わたしは聞いているうちに,強い不快感と,憤りと,嫌悪感を覚えました。義憤が込み上げてきて,立ち上がって番兵どもを叱責せずにはいられなくなりました。すぐ隣にはジョセフがいて,目を覚ましているのを知っていましたが,わたしはジョセフにも,他の誰にも,何も言いませんでした。突然,ジョセフが立ち上がり,雷鳴のように,あるいはほえたけるライオンのように,覚えている限り次のように言いました。
『黙れ。地獄の底からはい出て来た悪魔め。イエス・キリストの御名によっておまえたちを叱責し,口をつぐむように命じる。もう一刻たりともそのような言葉を聞いてはいられない。そのような話をやめよ。さもなければおまえたちかわたしのどちらかが,今すぐ死ぬことになるぞ。』
ジョセフは話すのをやめました。恐ろしいほどの威厳をもって,背筋を伸ばして立っていました。鎖につながれ,武器も持たず,静かに,落ち着いて,天使のように堂々と,おじけづいた番兵たちを見据えていました。番兵たちは武器を下ろしたり,地面に落としたりしながら,膝を震わせ,隅で縮こまり,ジョセフの足元にかがんで赦しを請う者もいました。そして見張りを交代するまでおとなしくしていました。」2
預言者ジョセフ・スミスが示した勇気は,預言者や昔の教会員以外にも見られます。ジョセフ・F・スミス大管長(1838-1918年)の生涯のある出来事がそのことを物語っています。1857年の秋,当時19歳だったジョセフ・Fはハワイの伝道部から帰還する途中に,アメリカ合衆国カリフォルニア州で幌馬車隊に合流しました。当時は,聖徒にとって危険な時期でした。ジョンストン軍がユタに向かって行軍していましたし,大勢の人が教会に敵対感情を抱いていました。

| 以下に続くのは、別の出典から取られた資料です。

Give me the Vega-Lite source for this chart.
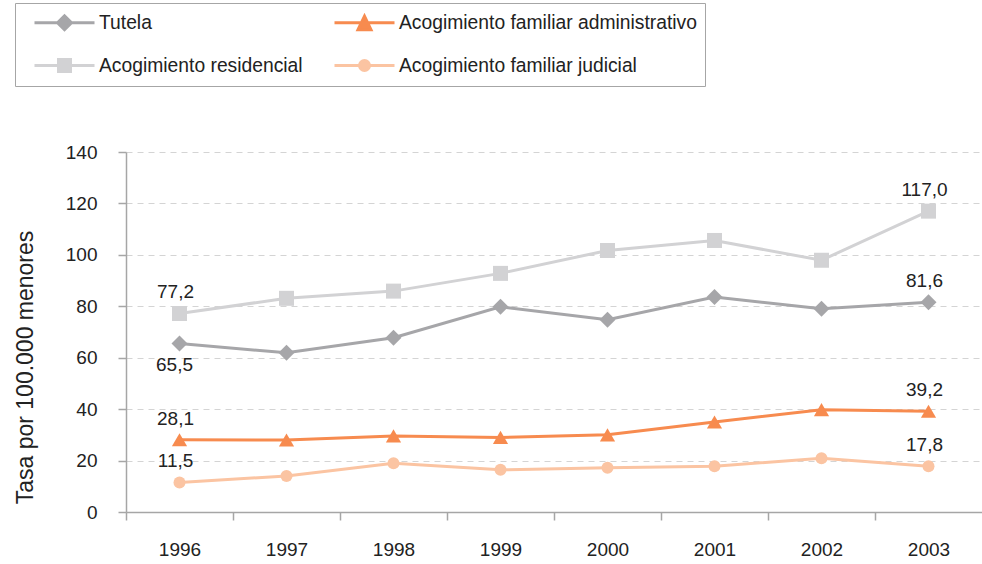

ある晩,数人のごろつきが幌馬車隊に乗り込んできて,ののしり,モルモンを見つけたら全員傷つけてやると脅しました。幌馬車隊にいた人の大半は茂みに隠れましたが,ジョセフ・Fはこう思いました。「この人たちから逃げ出すというのか。どうして彼らを恐れる必要があろう。」
そう考えたジョセフ・Fは,拳銃を手に持った侵入者に歩み寄りました。侵入者は,「おまえは『モルモン』か」と問いただしました。
ジョセフ・Fはこう答えます。「そうです。頭のてっぺんから足の爪先まで,どこを取っても生粋のモルモンです。」
これを聞いたごろつきはジョセフの手を握ってこう言いました。「おまえは……これまで会った中で一番感じのいいやつだ。握手をしようじゃないか。自分の信念を擁護する男に会えてうれしい。」3
皆さんは今,人生で最も重要な時期を過ごしています。日々,一瞬一瞬,自分の歴史を作り上げているところですし,今後もそれは続きます。行動を起こさなければならない場合もあれば,沈黙を守ることが賢明な場合もあるでしょう。機会に豊かに恵まれ,決意する必要が生じ,問題に取り組まなければならないこともあるでしょう。

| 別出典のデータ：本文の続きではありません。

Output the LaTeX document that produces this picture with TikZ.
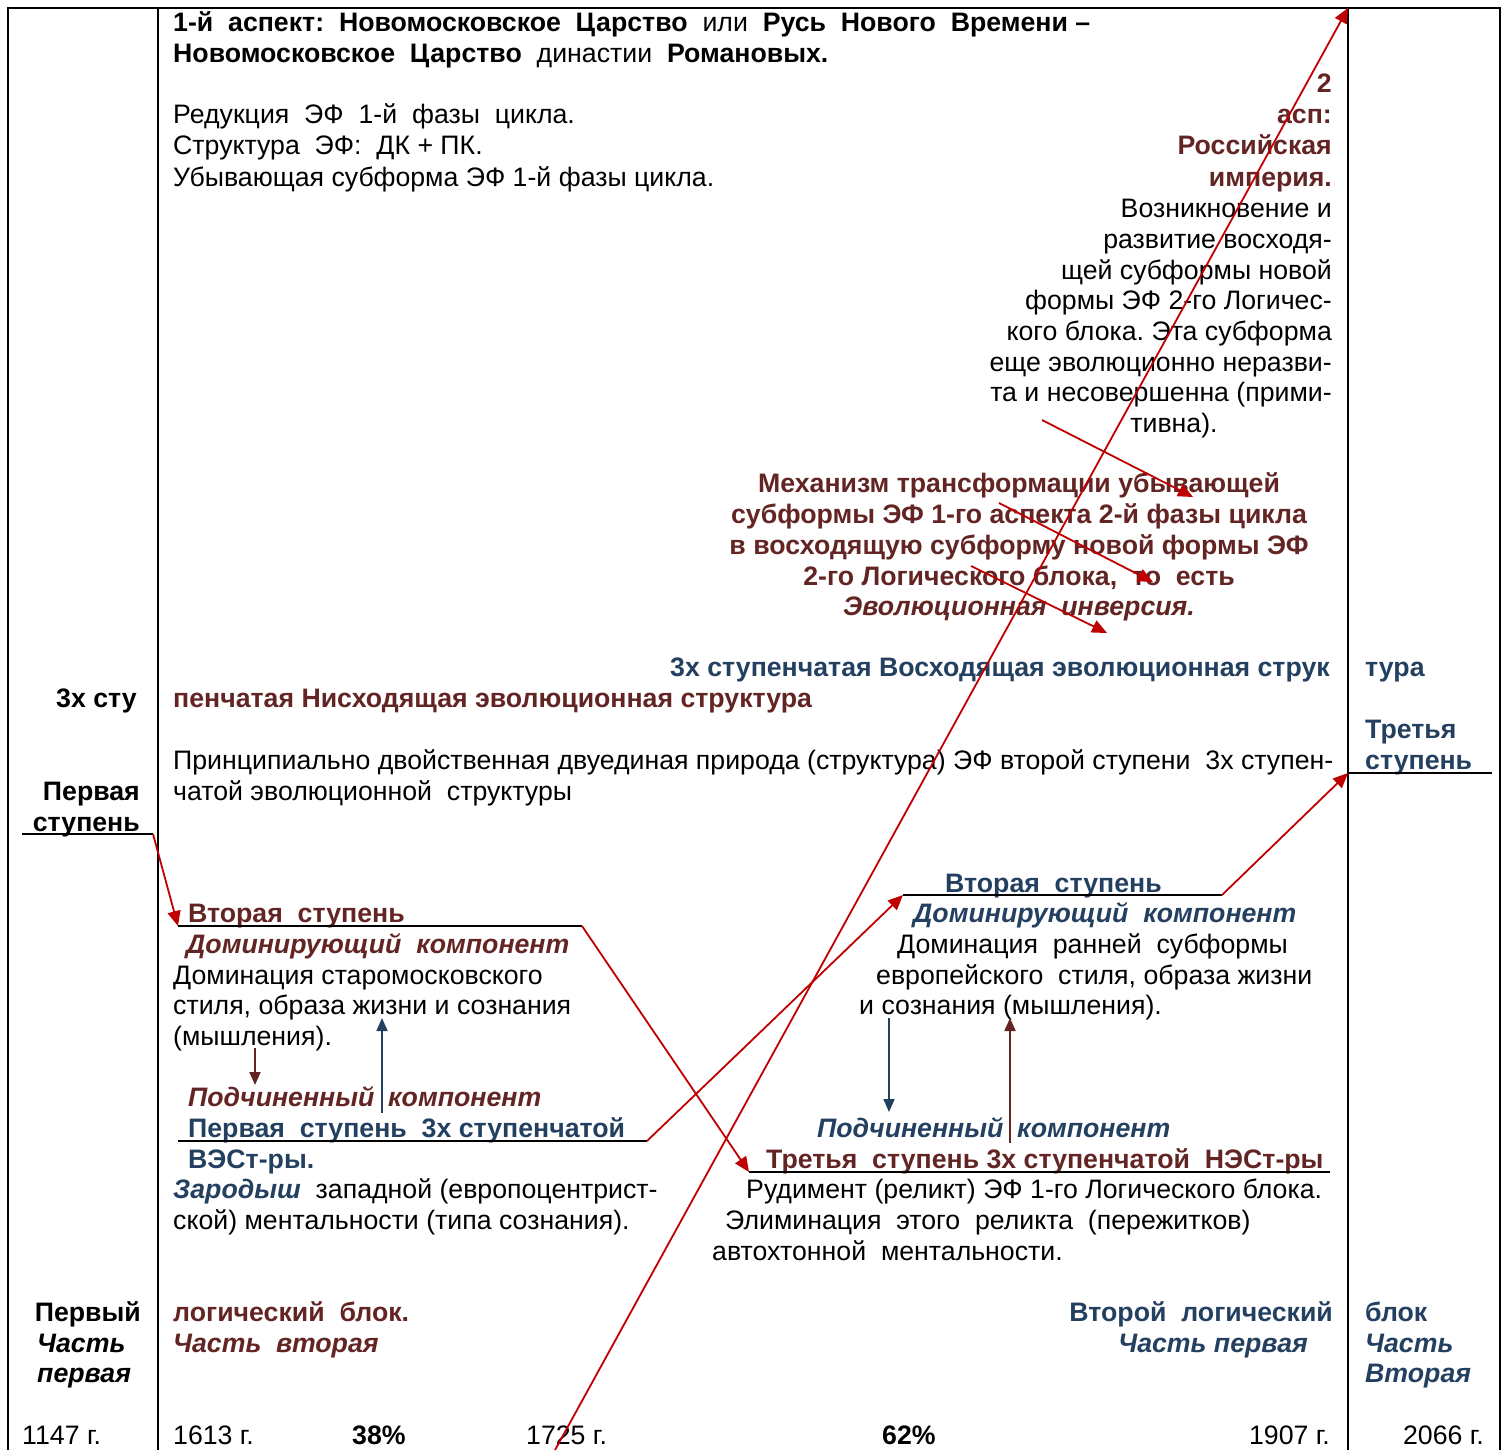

天の御父が用意された偉大な幸福の計画において,独りになることは決してないことを常に覚えておいてください。この世の大勢の人と,現世の幕の向こう側のさらに多くの人々が,今まさにこのときも,主に対して皆さんを弁護しています。あなたが受けてきた儀式と交わしてきた聖約を通して,大いなる力があなたに授けられています。何より,あなたの愛する天の御父とその御子であり弁護者である救い主イエス・キリストは常に,生涯を通して助けてくださるでしょう。救い主は,現世の務めの間に授けられた,非常に心を打つ教えの中で,あらゆる人,つまりわたしたち一人一人をこのように招かれました。
「すべて重荷を負うて苦労している者は,わたしのもとにきなさい。あなたがたを休ませてあげよう。
わたしは柔和で心のへりくだった者であるから,わたしのくびきを負うて,わたしに学びなさい。そうすれば,あなたがたの魂に休みが与えられるであろう。
わたしのくびきは負いやすく,わたしの荷は軽いからである。」(マタイ11:28-30)
わたしの証を添えます。永遠の天の御父とその御子,主イエス・キリストは確かに生きておられます。また,末日聖徒イエス・キリスト教会は,あらゆる点から考えて,回復された主の教会であり,地上における神の王国です。
わたしも,同じ証を持つ人たちも,いつまでもこの大義に雄々しくあり続けることができますように。